Die Drohnen-Affäre stahl im vergangenen Jahr nicht nur dem Norweger die Show, sondern überschattete auch die Landung von ÖSV-Hoffnung Marco Schwarz in der Slalom-Weltspitze. Der Kärntner fuhr als 20-Jähriger bei seinem elften Weltcup-Einsatz erstmals aufs Stockerl. Unter Flutlicht katapultierte sich der Halbzeit-17. im von ÖSV-Gruppentrainer Marko Pfeifer gesetzten zweiten Durchgang noch auf Platz drei.
"Natürlich kehrt man mit guten Erinnerungen zurück hierher. Und ich denke auch oft ans Vorjahr, man schaut sich die Fahrt auch oft an. Ich habe ja selbst auch vorher schon gewusst, dass ich schnell bin, da habe ich es erstmals gezeigt. Und jetzt gilt es, das wieder umzusetzen", sagte Schwarz.
In der laufenden Saison gab er in Levi als Halbzeit-Zweiter nach einem schwerem Fehler im zweiten Durchgang auf, in Val d'Isere patzte Schwarz nach Rang neun unten und wurde letztlich 23. "Der Speed passt auch heuer, das habe ich ja im ersten Lauf von Levi schon gezeigt. Ich habe halt bisher nur zwei blöde Fehler gemacht, die gilt es abzustellen", weiß er, was zu tun ist.

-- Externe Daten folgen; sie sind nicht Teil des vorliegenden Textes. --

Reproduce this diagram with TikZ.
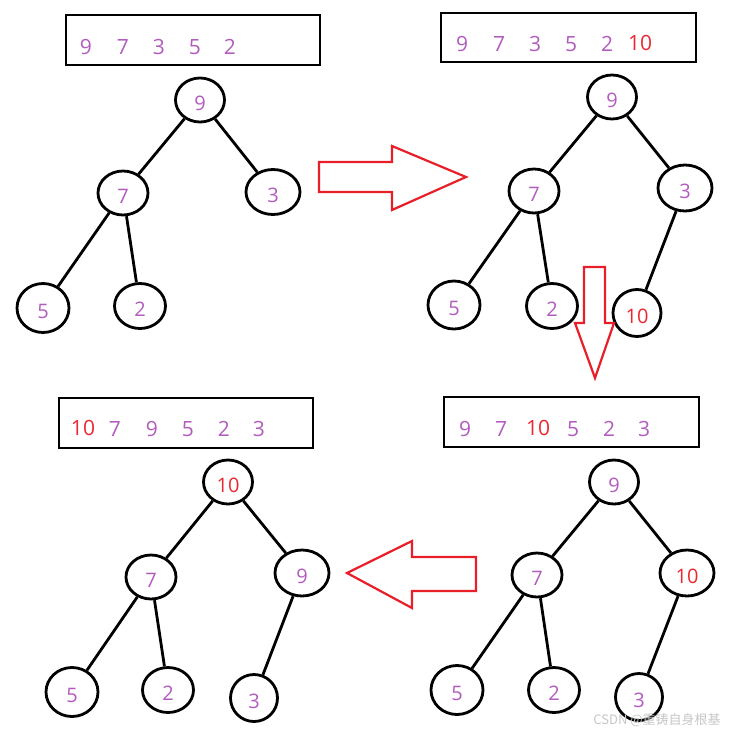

In Madonna schon gewonnen hat Felix Neureuther, 2014 führte er vor Fritz Dopfer einen deutschen Doppelsieg an. Nicht nur deswegen freut sich der Bayer besonders auf das Spektakel. "Madonna ist natürlich ein traumhaftes Rennen, einer der traditionellsten Slaloms", sagte Neureuther, der in Levi Vierter war und in Val d'Isere ausschied. "Ich will die Trainingsleistungen, die ich in letzter Zeit gebracht habe, abrufen. Ich denke, wenn mir das gelingt, schaut es ganz gut aus."